UVW Editor skills for arranging and packing UV elements will save time on future projects with multiple textures. Pelt mapping and flatten tools are especially useful for organic shapes like character torsos, aiding in costume or body texture design. Basic map coordinate and modifier skills apply to simpler projects, from product visualizations to environmental assets. Mastering these techniques ensures my textured assets are ready for integration into animations, games, or interactive experiences. These versatile skills will elevate the quality of all my future 3D work.
This module introduced rigging in 3ds Max, covering core concepts and practical tools for animating 3D models. Key topics included chains and links, Schematic View navigation, pivot adjustment, bone creation, and the Skin Modifier for attaching skeletons to models. I learned to use the Weight Tool to refine vertex influence, preventing distorted movement when characters pose. The module also covered Inverse Kinematics (IK) solvers (HI, HD, Limb, Spline) and animation constraints (Path, Link, Position, Orientation) to control model movement. These lessons built a structured foundation from basic bone structures to advanced rig control systems.
Hands-on practice focused on Dr. Frankenstone and Frankenstone’s Monster, with a final project of creating three unique character poses. I used the Biped tool to build skeletons, then applied Physique and skinning techniques to integrate skeletons with the character models. The Schematic View helped visualize bone hierarchies, and pivot adjustments ensured natural rotation of body parts. My final poses included Dr. Frankenstone gesturing with a tool, the Monster in a towering stance, and the two interacting dynamically. Example images include the Monster’s bone structure in Schematic View, Dr. Frankenstone’s posed render, and the interactive character scene highlighting rig accuracy.

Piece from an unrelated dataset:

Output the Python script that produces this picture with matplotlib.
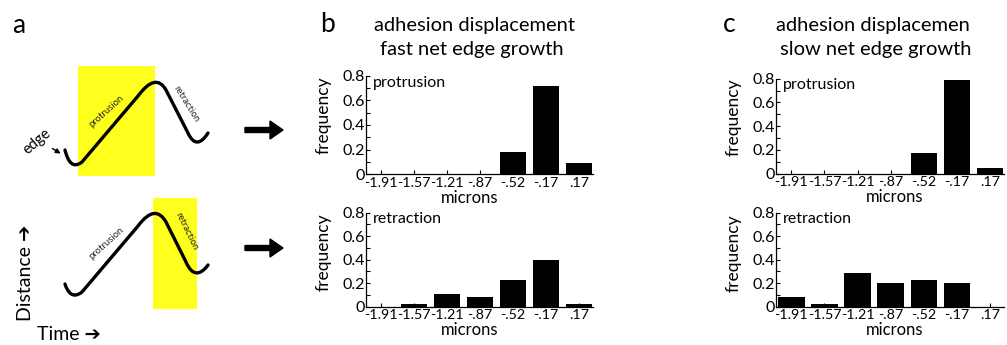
import matplotlib
matplotlib.use("Agg")
import matplotlib.pyplot as plt
from matplotlib.path import Path
from matplotlib.patches import PathPatch, Rectangle, FancyArrow

plt.rcParams['font.family'] = ['Lato', 'DejaVu Sans']

# histogram data
bins = ['-1.91', '-1.57', '-1.21', '-.87', '-.52', '-.17', '.17']
fast_protrusion = [0, 0, 0, 0, 0.18, 0.72, 0.09]
fast_retraction = [0, 0.025, 0.11, 0.083, 0.225, 0.395, 0.023]
slow_protrusion = [0, 0, 0, 0, 0.175, 0.79, 0.045]
slow_retraction = [0.085, 0.026, 0.284, 0.2, 0.23, 0.2, 0]

W, H = 1007, 345
fig = plt.figure(figsize=(W / 100, H / 100), dpi=100)


def px_axes(left, top, right, bottom):
    return fig.add_axes([left / W, (H - bottom) / H, (right - left) / W, (bottom - top) / H])


# overlay in pixel coordinates for the schematic and titles
ax0 = fig.add_axes([0, 0, 1, 1])
ax0.set_xlim(0, W)
ax0.set_ylim(H, 0)
ax0.axis('off')

yellow = '#ffff1e'
ax0.add_patch(Rectangle((78, 66), 77, 110, color=yellow, lw=0))
ax0.add_patch(Rectangle((153, 198), 44, 111, color=yellow, lw=0))

codes = [Path.MOVETO, Path.CURVE4, Path.CURVE4, Path.CURVE4, Path.LINETO,
         Path.CURVE4, Path.CURVE4, Path.CURVE4, Path.LINETO,
         Path.CURVE4, Path.CURVE4, Path.CURVE4]
top_curve = [(65, 150), (68, 162), (73, 169), (82, 162), (138, 96),
             (150, 80), (159, 78), (166, 90), (188, 133),
             (194, 146), (201, 144), (208, 133)]
bot_curve = [(65, 284), (68, 293), (73, 299), (82, 292), (138, 226),
             (150, 210), (159, 210), (166, 222), (186, 262),
             (192, 276), (200, 276), (208, 265)]
for pts in (top_curve, bot_curve):
    ax0.add_patch(PathPatch(Path(pts, codes), fill=False, lw=2.4, color='k',
                            capstyle='round'))

sm = dict(fontsize=6.8, ha='center', va='center', color='#222222')
ax0.text(106, 111, 'protrusion', rotation=42, **sm)
ax0.text(186, 104, 'retraction', rotation=-58, **sm)
ax0.text(106, 243, 'protrusion', rotation=42, **sm)
ax0.text(187, 231, 'retraction', rotation=-64, **sm)
ax0.text(37, 142, 'edge', rotation=40, fontsize=10.5, ha='center', va='center')
ax0.annotate('', xy=(63, 155), xytext=(50, 147),
             arrowprops=dict(arrowstyle='-|>', lw=1, color='k', mutation_scale=7))

for y in (130, 248):
    ax0.add_patch(FancyArrow(245, y, 38, 0, width=5, head_width=18,
                             head_length=13, color='k', length_includes_head=True))

ax0.text(26, 273, 'Distance \u2794', rotation=90, fontsize=14,
         ha='center', va='center')
ax0.text(37, 335, 'Time \u2794', fontsize=14, ha='left', va='center')

# panel letters and titles
ax0.text(12, 33, 'a', fontsize=19, ha='left', va='baseline')
ax0.text(320, 32, 'b', fontsize=19, ha='left', va='baseline')
ax0.text(723, 32, 'c', fontsize=19, ha='left', va='baseline')
ax0.text(474, 25, 'adhesion displacement', fontsize=14.5, ha='center', va='center')
ax0.text(472, 50, 'fast net edge growth', fontsize=14.5, ha='center', va='center')
ax0.text(873, 25, 'adhesion displacemen', fontsize=14.5, ha='center', va='center')
ax0.text(876, 50, 'slow net edge growth', fontsize=14.5, ha='center', va='center')

panels = [
    (px_axes(366, 76, 593, 174), fast_protrusion, 'protrusion', 0.6, 0.458),
    (px_axes(366, 212.7, 593, 306.7), fast_retraction, 'retraction', 0.58, 0.458),
    (px_axes(776, 78.7, 1004, 173.7), slow_protrusion, 'protrusion', 0.59, 0.52),
    (px_axes(776, 212.7, 1004, 306.7), slow_retraction, 'retraction', 0.57, 0.52),
]

for ax, vals, name, ylab_y, xlab_x in panels:
    x = range(len(bins))
    ax.bar(x, vals, width=0.8, color='k')
    ax.set_xlim(-0.46, 6.42)
    ax.set_ylim(0, 0.8)
    ax.set_xticks(list(x))
    ax.set_xticklabels(bins, fontsize=10.3)
    ax.set_yticks([0, 0.2, 0.4, 0.6, 0.8])
    ax.set_yticklabels(['0', '0.2', '0.4', '0.6', '0.8'], fontsize=11.5)
    ax.set_yticks([0.1, 0.3, 0.5, 0.7], minor=True)
    ax.tick_params(direction='in', length=3, width=0.8, pad=2)
    ax.tick_params(axis='y', pad=1)
    ax.tick_params(which='minor', direction='in', length=3, width=0.8)
    for s in ('top', 'right'):
        ax.spines[s].set_visible(False)
    for s in ('left', 'bottom'):
        ax.spines[s].set_linewidth(0.9)
    ax.set_ylabel('frequency', fontsize=12.5)
    ax.yaxis.set_label_coords(-0.15, ylab_y)
    ax.set_xlabel('microns', fontsize=12, labelpad=0)
    ax.xaxis.set_label_coords(xlab_x, -0.16)
    ax.text(0.03, 0.93, name, transform=ax.transAxes, fontsize=11.5,
            ha='left', va='center')

fig.savefig('out.png', dpi=100)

These rigging skills are foundational for future 3D animation projects across film, gaming, and advertising, turning static models into expressive characters. The bone creation and skinning techniques used on the Frankenstone characters will apply to rigging other humanoid models and props. IK solvers and constraints will be essential for fluid animations like path-following or object interaction in future projects. Technical accuracy from this module ensures my rigs will integrate seamlessly into collaborative animation workflows. These skills bridge the gap between static modeling and dynamic storytelling, making 3D work more engaging.
Rigging skills offer versatility beyond character animation, applying to creatures, vehicles, and mechanical objects in sci-fi or fantasy projects. The Weight Tool and pivot adjustment skills will help refine rigs for natural movement, like clothing dynamics or mechanical part rotation. The final pose project honed my ability to convey emotion through character positioning, enhancing future animations and still renders. Mastering Biped and Physique tools gives me flexibility to tackle diverse rigging tasks in professional or personal work. These skills are a core toolkit for bringing 3D models to life with precision and creative flair.